Sunday, September 24, 2006

J-e-l-l-NO

In preparation for my latest business trip, I've discovered something interesting in the TSA guidelines. While I'm not allowed to carry on toothpaste, lip gloss or pudding, I can legally transport screwdrivers, a corkscrew and knitting needles. So personal grooming falls by the wayside, but should I fancy an '83 merlot whilst making a sweater and come across a loose seat cushion, I'm totally set.

I'm a little afraid though, of thinking about how pudding came to be outlawed.

Monday, September 11, 2006

Five years ago today will never be the same.

Tuesday, September 05, 2006

Croc!

In what world does it make sense to swap your flip-flops for a pair of Crocs? Isn't that sort of a lateral move? While on my way home from work this evening, I saw a bunch of women in the sneaker store, trading their running shoes, flip-flops and clogs for Crocs. Candy-colored, clown-feet, Crocs.

I will also mention that one of the traders was wearing leggings and a wee denim skirt, so maybe she was just trapped in a trend vortex.

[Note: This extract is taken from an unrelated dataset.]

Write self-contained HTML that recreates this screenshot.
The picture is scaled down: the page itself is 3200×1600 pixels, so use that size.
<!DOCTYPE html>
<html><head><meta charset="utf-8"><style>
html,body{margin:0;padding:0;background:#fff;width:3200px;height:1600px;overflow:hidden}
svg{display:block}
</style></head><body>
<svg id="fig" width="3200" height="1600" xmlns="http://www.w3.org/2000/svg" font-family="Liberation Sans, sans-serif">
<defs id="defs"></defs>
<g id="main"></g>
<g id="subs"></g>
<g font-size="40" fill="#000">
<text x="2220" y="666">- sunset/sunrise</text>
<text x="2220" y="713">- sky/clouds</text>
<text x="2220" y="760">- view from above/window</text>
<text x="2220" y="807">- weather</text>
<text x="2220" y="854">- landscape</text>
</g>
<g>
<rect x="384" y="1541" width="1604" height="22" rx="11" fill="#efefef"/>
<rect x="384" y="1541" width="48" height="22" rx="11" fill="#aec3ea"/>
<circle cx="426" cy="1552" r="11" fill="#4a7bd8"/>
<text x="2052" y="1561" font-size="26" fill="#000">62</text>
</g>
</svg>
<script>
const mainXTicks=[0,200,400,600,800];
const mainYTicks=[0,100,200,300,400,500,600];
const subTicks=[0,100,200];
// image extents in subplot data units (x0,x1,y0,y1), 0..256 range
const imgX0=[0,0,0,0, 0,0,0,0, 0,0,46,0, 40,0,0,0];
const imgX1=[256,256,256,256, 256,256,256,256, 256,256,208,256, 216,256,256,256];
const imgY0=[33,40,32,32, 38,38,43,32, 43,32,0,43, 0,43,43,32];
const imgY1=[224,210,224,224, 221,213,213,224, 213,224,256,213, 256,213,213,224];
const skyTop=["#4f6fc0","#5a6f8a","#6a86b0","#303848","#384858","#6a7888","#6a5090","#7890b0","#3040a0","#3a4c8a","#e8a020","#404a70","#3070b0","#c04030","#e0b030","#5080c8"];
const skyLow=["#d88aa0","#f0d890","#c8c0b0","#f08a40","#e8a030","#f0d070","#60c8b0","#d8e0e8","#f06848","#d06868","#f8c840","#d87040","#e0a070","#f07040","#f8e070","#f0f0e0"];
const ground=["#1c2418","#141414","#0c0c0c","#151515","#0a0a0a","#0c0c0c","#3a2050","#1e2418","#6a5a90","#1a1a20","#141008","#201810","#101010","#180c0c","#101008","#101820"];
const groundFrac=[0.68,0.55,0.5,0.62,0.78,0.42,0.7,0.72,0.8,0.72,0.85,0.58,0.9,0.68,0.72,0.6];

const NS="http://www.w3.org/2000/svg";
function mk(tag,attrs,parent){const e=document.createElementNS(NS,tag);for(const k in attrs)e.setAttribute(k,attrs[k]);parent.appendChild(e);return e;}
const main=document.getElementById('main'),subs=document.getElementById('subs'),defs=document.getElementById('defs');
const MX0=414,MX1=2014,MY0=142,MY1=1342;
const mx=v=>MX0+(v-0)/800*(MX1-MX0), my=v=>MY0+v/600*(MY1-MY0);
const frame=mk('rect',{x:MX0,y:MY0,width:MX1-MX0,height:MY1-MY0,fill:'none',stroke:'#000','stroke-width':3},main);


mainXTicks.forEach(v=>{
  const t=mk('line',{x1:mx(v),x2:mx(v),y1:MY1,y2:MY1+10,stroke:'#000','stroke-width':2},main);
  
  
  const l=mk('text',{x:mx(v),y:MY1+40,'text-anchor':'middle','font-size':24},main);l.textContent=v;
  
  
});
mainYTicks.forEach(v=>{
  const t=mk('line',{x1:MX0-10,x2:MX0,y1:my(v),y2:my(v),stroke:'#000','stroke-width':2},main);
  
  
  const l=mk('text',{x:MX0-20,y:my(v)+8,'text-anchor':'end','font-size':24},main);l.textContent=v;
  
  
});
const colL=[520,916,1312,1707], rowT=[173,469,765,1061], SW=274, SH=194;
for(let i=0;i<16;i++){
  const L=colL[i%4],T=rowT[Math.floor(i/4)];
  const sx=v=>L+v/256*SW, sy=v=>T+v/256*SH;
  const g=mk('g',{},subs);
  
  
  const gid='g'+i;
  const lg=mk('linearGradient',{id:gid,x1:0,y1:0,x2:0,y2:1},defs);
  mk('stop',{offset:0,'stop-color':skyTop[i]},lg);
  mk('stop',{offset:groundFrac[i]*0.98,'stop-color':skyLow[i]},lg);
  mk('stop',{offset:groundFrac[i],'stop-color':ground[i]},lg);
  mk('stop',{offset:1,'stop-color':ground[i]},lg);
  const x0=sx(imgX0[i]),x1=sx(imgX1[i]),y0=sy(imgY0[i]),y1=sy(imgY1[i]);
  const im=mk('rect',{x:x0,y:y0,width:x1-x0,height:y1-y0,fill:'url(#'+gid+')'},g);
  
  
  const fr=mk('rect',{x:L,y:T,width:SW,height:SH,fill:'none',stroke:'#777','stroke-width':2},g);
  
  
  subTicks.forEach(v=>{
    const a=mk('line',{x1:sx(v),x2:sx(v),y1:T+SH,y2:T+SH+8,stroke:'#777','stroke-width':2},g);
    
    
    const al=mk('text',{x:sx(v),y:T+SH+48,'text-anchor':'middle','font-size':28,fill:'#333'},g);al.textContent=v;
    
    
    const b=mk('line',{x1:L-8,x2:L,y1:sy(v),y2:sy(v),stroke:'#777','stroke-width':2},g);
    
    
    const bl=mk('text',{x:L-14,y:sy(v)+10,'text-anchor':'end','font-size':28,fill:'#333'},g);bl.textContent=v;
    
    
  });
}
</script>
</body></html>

Sunday, September 03, 2006

Row, row, row my boat...

We just got back from a week-long cruise to the Bahamas, and after some time on dry land, there's still something inside me, rocking back and forth. It's like my spleen didn't get the memo.

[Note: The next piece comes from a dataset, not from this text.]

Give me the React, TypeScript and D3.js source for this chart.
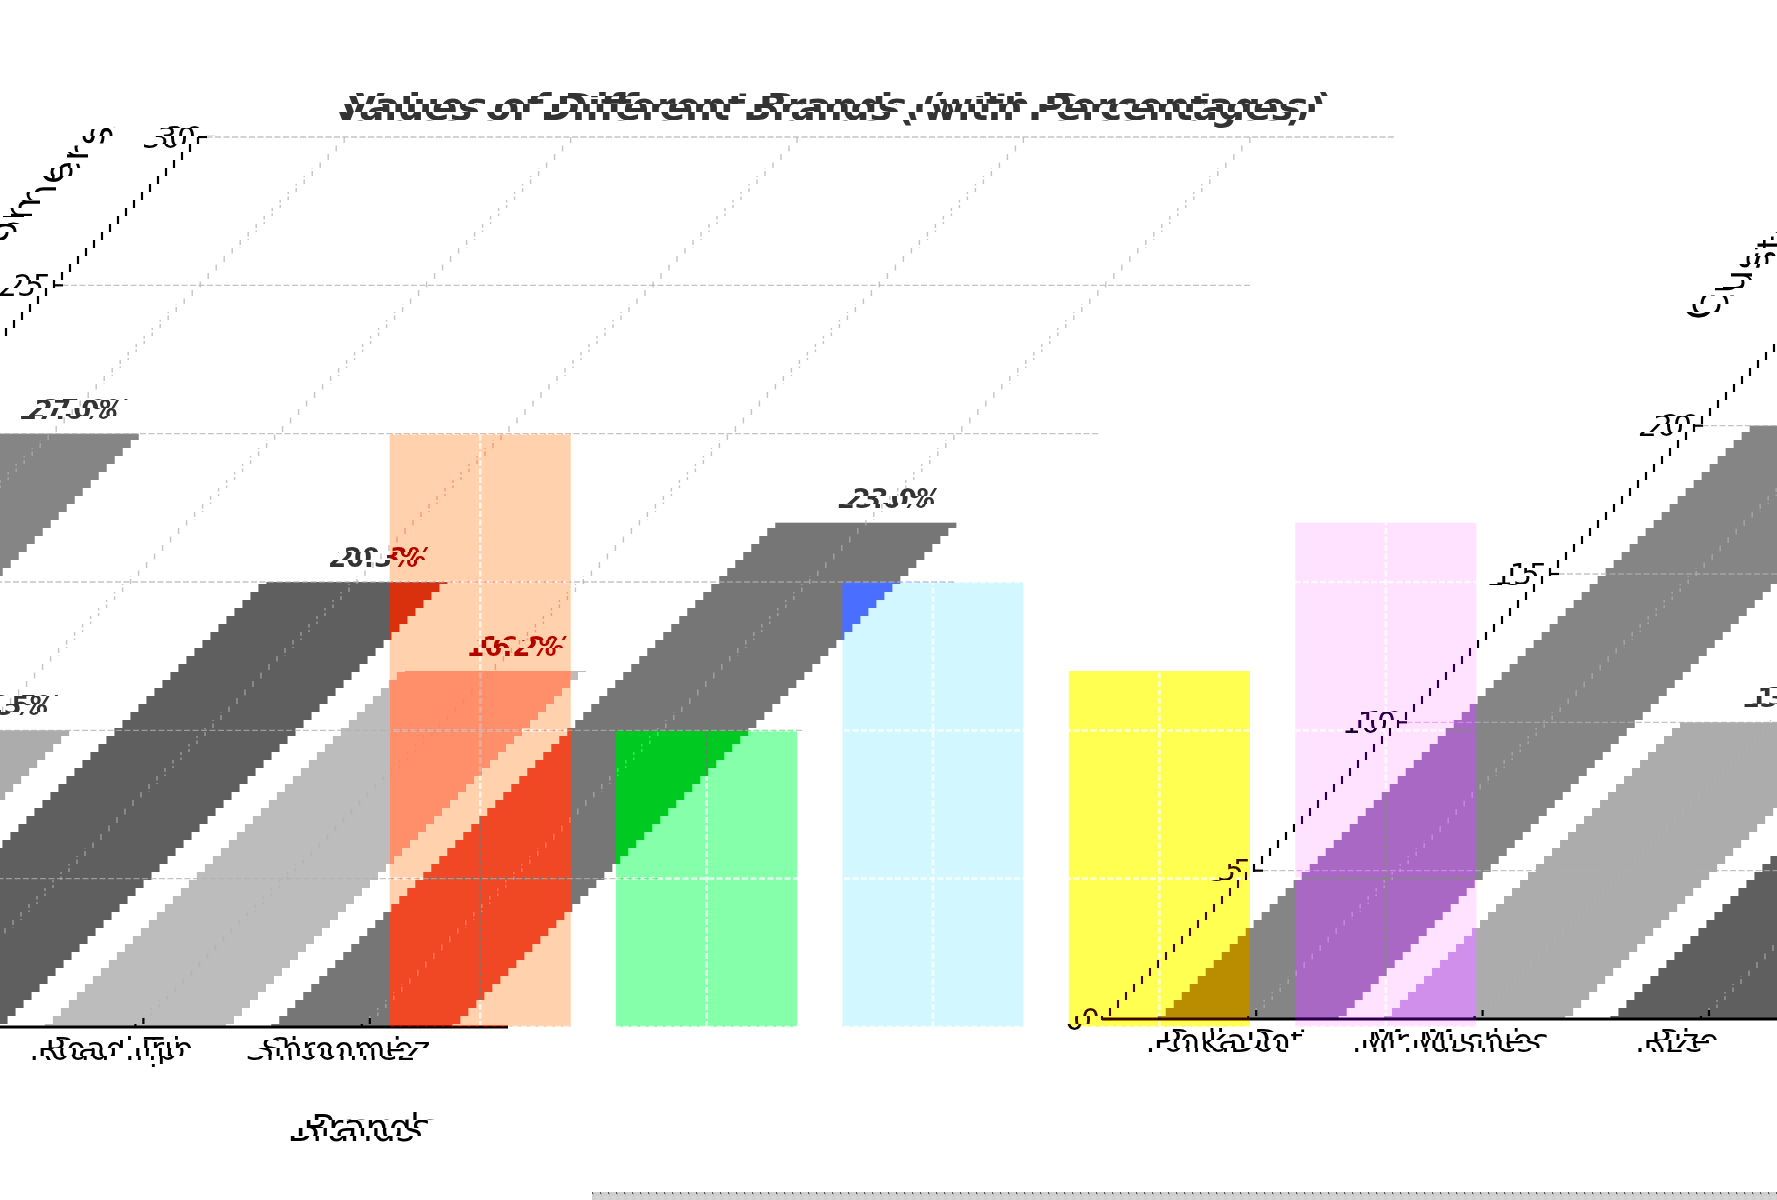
import React from "react";
import * as d3 from "d3";

const brands = ["PolkaDot", "Mr Mushies", "Rize", "Road Trip", "Shroomiez"];
const customers = [20, 10, 15, 12, 17];
const colors = ["#FF5733", "#33FF57", "#3357FF", "#F1C40F", "#9B59B6"];
const lumas = [133, 172, 95, 188, 118];
const yTicks = [0, 5, 10, 15, 20, 25, 30];
const titleText = "Values of Different Brands (with Percentages)";
const xTitle = "Brands";
const yTitle = "Customers";

const W = 1777;
const H = 1200;
const BAND = 8;
const STRIDE = 1784;
const total = d3.sum(customers);

const x = d3.scaleBand<string>().domain(brands).range([334, 1532]).paddingInner(0.2).paddingOuter(0.2457);
const y = d3.scaleLinear().domain([0, 30]).range([1027, 137]);
const gray = (l: number) => `rgb(${l},${l},${l})`;

function Grid({ stroke, opacity, width }: { stroke: string; opacity: number; width: number }) {
  return (
    <g stroke={stroke} strokeOpacity={opacity} strokeWidth={width} strokeDasharray="6 2.5" fill="none">
      {yTicks.map((t) => (
        <line key={t} x1={334} x2={1532} y1={y(t)} y2={y(t)} />
      ))}
      {brands.map((b) => {
        const c = x(b)! + x.bandwidth() / 2;
        return <line key={b} x1={c} x2={c} y1={137} y2={y(0)} />;
      })}
    </g>
  );
}

function Source() {
  const font = "'DejaVu Sans'";
  return (
    <g id="src" fontFamily={font}>
      <rect x={0} y={0} width={1792} height={1216} fill="#fff" />
      {brands.map((b, i) => (
        <rect key={b} x={x(b)} y={y(customers[i])} width={x.bandwidth()} height={y(0) - y(customers[i])} fill={gray(lumas[i])} />
      ))}
      <Grid stroke="#b0b0b0" opacity={0.75} width={1.4} />
      <text x={933} y={120} textAnchor="middle" fontSize={37.7} fontWeight="bold" fill="#333">{titleText}</text>
      {brands.map((b, i) => (
        <text key={b} x={x(b)! + x.bandwidth() / 2} y={y(customers[i]) - 15} textAnchor="middle" fontSize={26} fontWeight="bold" fill="#333">
          {((customers[i] / total) * 100).toFixed(1)}%
        </text>
      ))}
      <g stroke="#000" strokeWidth={2.2}>
        <line x1={334} x2={334} y1={137} y2={y(0) + 1} />
        <line x1={334} x2={1532} y1={y(0)} y2={y(0)} strokeWidth={3} />
        {yTicks.map((t) => (
          <line key={t} x1={334} x2={343} y1={y(t)} y2={y(t)} />
        ))}
        {brands.map((b) => {
          const c = x(b)! + x.bandwidth() / 2;
          return <line key={b} x1={c} x2={c} y1={y(0)} y2={y(0) - 9} />;
        })}
      </g>
      {yTicks.map((t) => (
        <text key={t} x={324} y={y(t) + 10.5} textAnchor="end" fontSize={30} fill="#000">{t}</text>
      ))}
      {brands.map((b) => (
        <text key={b} x={x(b)! + x.bandwidth() / 2} y={1060} textAnchor="middle" fontSize={32} fill="#000">{b}</text>
      ))}
      <text x={1487} y={1141} textAnchor="middle" fontSize={36.5} fill="#000">{xTitle}</text>
      <text transform={`translate(240,126) rotate(-90)`} textAnchor="end" fontSize={37.5} fill="#000">{yTitle}</text>
    </g>
  );
}

function ChromaLayer({ sign }: { sign: 1 | -1 }) {
  return (
    <g style={{ mixBlendMode: "plus-lighter" as any, isolation: "isolate" }}>
      {brands.map((b, i) => {
        const c = d3.rgb(colors[i]);
        const l = lumas[i];
        const ch = (v: number) => Math.max(0, sign * (v - l));
        return (
          <rect key={b} x={x(b)} y={y(customers[i])} width={x.bandwidth()} height={y(0) - y(customers[i])} fill={`rgb(${ch(c.r)},${ch(c.g)},${ch(c.b)})`} />
        );
      })}
      <Grid stroke="#000" opacity={0.7} width={2.6} />
    </g>
  );
}

export default function App() {
  const rows = d3.range(Math.ceil(H / BAND));
  return (
    <svg width={W} height={H} viewBox={`0 0 ${W} ${H}`} style={{ position: "absolute", left: 0, top: 0, isolation: "isolate", background: "#fff" }}>
      <defs>
        <Source />
        <pattern id="tail" x={592} y={1192} width={8} height={8} patternUnits="userSpaceOnUse">
          <rect width={8} height={8} fill="#cfcfcf" />
          <rect x={0} y={0} width={1} height={2} fill="#555" />
          <rect x={1} y={1} width={1} height={2} fill="#aaa" />
          <rect x={4} y={4} width={4} height={4} fill="#d6d6d6" />
        </pattern>
      </defs>
      <rect width={W} height={H} fill="#fff" />
      {rows.map((d) => (
        <g key={d}>
          <svg x={0} y={d * BAND} width={STRIDE - d * BAND} height={BAND} overflow="hidden">
            <use href="#src" x={-d * BAND} y={-d * BAND} />
          </svg>
          {d < rows.length - 1 ? (
            <svg x={STRIDE - d * BAND} y={d * BAND} width={(d + 1) * BAND} height={BAND} overflow="hidden">
              <use href="#src" x={0} y={-(d + 1) * BAND} />
            </svg>
          ) : (
            <rect x={STRIDE - d * BAND} y={d * BAND} width={W} height={BAND} fill="url(#tail)" />
          )}
        </g>
      ))}
      <ChromaLayer sign={1} />
      <rect width={W} height={H} fill="#fff" style={{ mixBlendMode: "difference" }} />
      <ChromaLayer sign={-1} />
      <rect width={W} height={H} fill="#fff" style={{ mixBlendMode: "difference" }} />
    </svg>
  );
}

This being my first time on a cruise, it's a pretty nice, budget-friendly, low-stress way to travel. You get on the boat, and boom, vacation. They even made us feel super at home by scaling the cabins down to shoebox-size, just like our apartment. The boat was a lot of sun, fun and fruity drinks. We didn't win any of the Bingo games, but I did walk away with a free cocktail and 10 bucks for pulling a winning number out of a raffle drum. We also came away with a bag of NCL keychains, luggage tags and beer cozies for winning both Name that Tune and Pub Trivia. Also, a lot of duty-free liquor. Woo.

The one thing I'd definitely never do again though, is cruise during hurricane season. Because when Ernesto comes a'calling to The Carolinas and Virginia and you have to sail through it, the result is your clothes all fallen off the closet shelves and the garbage can being used in a way the good lord never intended.